When we pray, then, we create the God who lives in our imaginations. When we pray, we create the God who lives in our hearts. For Shaw, this acknowledgment of the role of imagination in faith is not to diminish the religious life; instead, it is to articulate the possibility of a religion of peace. He writes: ‘If religion is not concerned with power, but with the consciousness of peace, if religion is concerned with defining a new identity and elucidating that which is worthy of our love, a God who exists primarily in our imagination is in no way to be disparaged.’ We choose to worship an awesome and judgmental God of power, or a simple and gentle God of peace. This choice, however, is always drawn, at least in part, from the context of our lives. The God we worship also creates us.
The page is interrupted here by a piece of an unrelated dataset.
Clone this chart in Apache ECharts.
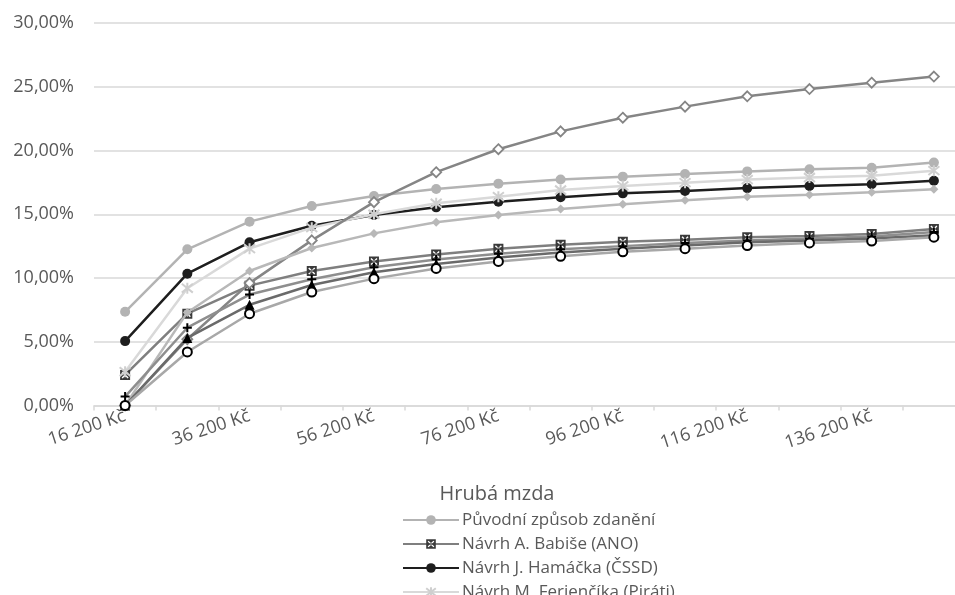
<!DOCTYPE html>
<html>
<head>
<meta charset="utf-8">
<script src="https://cdn.jsdelivr.net/npm/echarts@6/dist/echarts.min.js"></script>
<style>
  html, body { margin: 0; padding: 0; background: #ffffff; }
  #chart { width: 955px; height: 595px; }
</style>
</head>
<body>
<div id="chart"></div>
<script>
// Gross monthly wage levels (Kč)
const categories = [
  '16 200 Kč', '26 200 Kč', '36 200 Kč', '46 200 Kč', '56 200 Kč', '66 200 Kč', '76 200 Kč',
  '86 200 Kč', '96 200 Kč', '106 200 Kč', '116 200 Kč', '126 200 Kč', '136 200 Kč', '146 200 Kč'
];

// Effective tax burden in percent for each variant
const puvodni  = [7.35, 12.25, 14.42, 15.65, 16.43, 16.98, 17.40, 17.73, 17.95, 18.16, 18.36, 18.52, 18.65, 19.05];
const babis    = [2.40, 7.20, 9.40, 10.55, 11.30, 11.85, 12.30, 12.60, 12.85, 13.00, 13.20, 13.30, 13.45, 13.85];
const hamacek  = [5.05, 10.34, 12.80, 14.10, 14.94, 15.54, 15.98, 16.34, 16.64, 16.82, 17.05, 17.22, 17.35, 17.63];
const ferjencik = [2.65, 9.20, 12.30, 13.95, 15.00, 15.86, 16.38, 16.90, 17.22, 17.48, 17.72, 17.88, 18.02, 18.42];
const rada5    = [0.00, 5.20, 9.60, 12.95, 15.95, 18.30, 20.10, 21.50, 22.57, 23.44, 24.25, 24.82, 25.32, 25.80];
const rada6    = [0.00, 7.30, 10.55, 12.35, 13.50, 14.37, 14.94, 15.42, 15.78, 16.10, 16.38, 16.52, 16.72, 16.96];
const rada7    = [0.70, 6.10, 8.70, 9.90, 10.85, 11.45, 11.90, 12.25, 12.50, 12.75, 12.95, 13.10, 13.25, 13.60];
const rada8    = [0.00, 5.30, 7.90, 9.45, 10.45, 11.10, 11.60, 12.00, 12.30, 12.55, 12.80, 12.95, 13.10, 13.35];
const rada9    = [0.00, 4.20, 7.20, 8.90, 9.95, 10.75, 11.30, 11.70, 12.05, 12.30, 12.55, 12.75, 12.90, 13.20];

// Value axis ticks (percent)
const yTicks = { min: 0, max: 30, step: 5 };

const legendNames = [
  'Původní způsob zdanění',
  'Návrh A. Babiše (ANO)',
  'Návrh J. Hamáčka (ČSSD)',
  'Návrh M. Ferjenčíka (Piráti)'
];

const FONT = '"Open Sans", "Noto Sans", sans-serif';
const TEXT = '#595959';

// Marker shapes
const squareX = 'path://M0,0L10,0L10,10L0,10Z' +
  'M4,5L1.5,7.5L2.5,8.5L5,6L7.5,8.5L8.5,7.5L6,5L8.5,2.5L7.5,1.5L5,4L2.5,1.5L1.5,2.5Z';
const asterisk = 'path://M1,1L9,9M9,1L1,9M5,0L5,10';
const plus = 'path://M5,0L5,10M0,5L10,5';

function lineSeries(name, data, lineColor, symbol, size, itemStyle, z) {
  return {
    name: name,
    type: 'line',
    data: data,
    symbol: symbol,
    symbolSize: size,
    showAllSymbol: true,
    z: z,
    lineStyle: { color: lineColor, width: 2.5 },
    itemStyle: itemStyle,
    emphasis: { disabled: true },
    animation: false
  };
}

const chart = echarts.init(document.getElementById('chart'), null, { renderer: 'canvas' });

chart.setOption({
  backgroundColor: '#ffffff',
  animation: false,
  grid: { left: 94, right: -10, top: 23, bottom: 189.5, containLabel: false, outerBoundsMode: 'none' },
  xAxis: {
    type: 'category',
    data: categories,
    boundaryGap: true,
    axisLine: { show: true, lineStyle: { color: '#d9d9d9', width: 1.5 } },
    axisTick: { show: true, interval: 0, length: 5, lineStyle: { color: '#d9d9d9', width: 1.5 } },
    axisLabel: {
      interval: 1,
      rotate: 18,
      margin: 10,
      color: TEXT,
      fontFamily: FONT,
      fontSize: 18
    },
    splitLine: { show: false }
  },
  yAxis: {
    type: 'value',
    min: yTicks.min,
    max: yTicks.max,
    interval: yTicks.step,
    axisLine: { show: false },
    axisTick: { show: false },
    axisLabel: {
      margin: 20,
      color: TEXT,
      fontFamily: FONT,
      fontSize: 18,
      formatter: function (v) { return v.toFixed(2).replace('.', ',') + '%'; }
    },
    splitLine: { show: true, lineStyle: { color: '#d9d9d9', width: 1.5 } }
  },
  legend: {
    data: legendNames,
    orient: 'vertical',
    left: 397,
    top: 506,
    height: 200,
    itemWidth: 56,
    itemHeight: 12,
    itemGap: 6,
    selectedMode: false,
    textStyle: { color: TEXT, fontFamily: FONT, fontSize: 17, lineHeight: 18, padding: [0, 0, 0, -2] }
  },
  graphic: [{
    type: 'text',
    x: 497,
    y: 494,
    style: {
      text: 'Hrubá mzda',
      fill: TEXT,
      font: '20px ' + FONT,
      align: 'center',
      verticalAlign: 'middle'
    }
  }],
  series: [
    lineSeries(legendNames[0], puvodni, '#b3b3b3', 'circle', 10, { color: '#b3b3b3' }, 2),
    lineSeries(legendNames[1], babis, '#7f7f7f', squareX, 10, { color: '#3a3a3a' }, 3),
    lineSeries(legendNames[2], hamacek, '#1e1e1e', 'circle', 10, { color: '#1e1e1e' }, 4),
    lineSeries(legendNames[3], ferjencik, '#d9d9d9', asterisk, 11, { color: '#d9d9d9', borderColor: '#cfcfcf', borderWidth: 2 }, 5),
    lineSeries('Řada 5', rada5, '#858585', 'diamond', 10, { color: '#ffffff', borderColor: '#858585', borderWidth: 1.8 }, 6),
    lineSeries('Řada 6', rada6, '#b8b8b8', 'diamond', 9, { color: '#b8b8b8' }, 7),
    lineSeries('Řada 7', rada7, '#8e8e8e', plus, 9, { color: '#000000', borderColor: '#000000', borderWidth: 2 }, 8),
    lineSeries('Řada 8', rada8, '#6a6a6a', 'triangle', 10, { color: '#000000' }, 9),
    lineSeries('Řada 9', rada9, '#a8a8a8', 'circle', 9, { color: '#ffffff', borderColor: '#000000', borderWidth: 2 }, 10)
  ]
});
</script>
</body>
</html>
Shaw sees this best exemplified in the Quaker practice of worship: ‘For Quakers the recognition that we create the God we worship is neither surprising nor threatening, because our practice of worship is so different from most other Christian groups; but the Quaker practice of worship also qualifies that claim, not least in the insistence that worship is what it is about. A Meeting meets to worship, not simply to meet. The word spoken in the Meeting is a human word, and yet it is moulded and elicited by the silence from which it emerges, and the silence that follows utterance is itself a test of the appropriateness of what has been said. I find in that fundamental experience of Quaker worship a model that recognises that we create the God we worship but that we would not be who we are without him.’

Holding my rosary, I am reminded that God is in my hands. The very materiality of the rosary – a plain rosary, a rosary made of a handful of simple things – reminds me of my own creative responsibility for the God to whom I pray, to the God who lives in my heart. It recalls to me the crucified man of God who would ask us to attend to a sudden flash of sparrows or to a quilt of lilies. As the German Lutheran theologian Ernst Käsemann wrote, ‘If I had no other faith to live by, I should yet live and believe with [Jesus], and one single beam of his light in our existence seems to me more important than the full sun of any orthodoxy’. This is a sentiment, I think, with which Shaw would sympathise. The rosary reminds me of this single beam of light, of his light, that is more important than the full sun of any orthodoxy. It draws me into that silence in which I can ‘recognize and acknowledge that my identity and that of my God are not separate and heterogeneous, but intimately related’ (Shaw again). It reminds me that, like a few beads held together with rope, faith is vulnerable, and so too is God. And yet, for Shaw, this vulnerability does not signal the desolation of faith, but indicates rather that the transcendence proper to a God of peace requires continuous and often difficult affirmation. It requires that, through this vulnerable affirmation, God be made incarnate in our fragile lives.

If religion is creative, as Shaw suggests it is, then we do not as Friends need to shy away from incorporating devotional practices into our lives of worship and prayer. They may seem at first to depart from those fundamentals of Quaker worship, of a Quaker prayer life. But to pray the rosary in a Quakerly way is to recognise and acknowledge both our roots in Christianity – in its ‘nourishing soil,’ as the Philadelphia Friend Sandra Cronk put it – and our responsibility for the God of our own creation, the God who lives in our hearts, in the hearts of those who pray.

This is, I would like to say, a revisionist use of the rosary. We create the God we worship, Shaw tells us; but the God we worship also creates us. In holding my rosary, then, I am reminded both that I hold God in my hands and that I am held in the hands of God.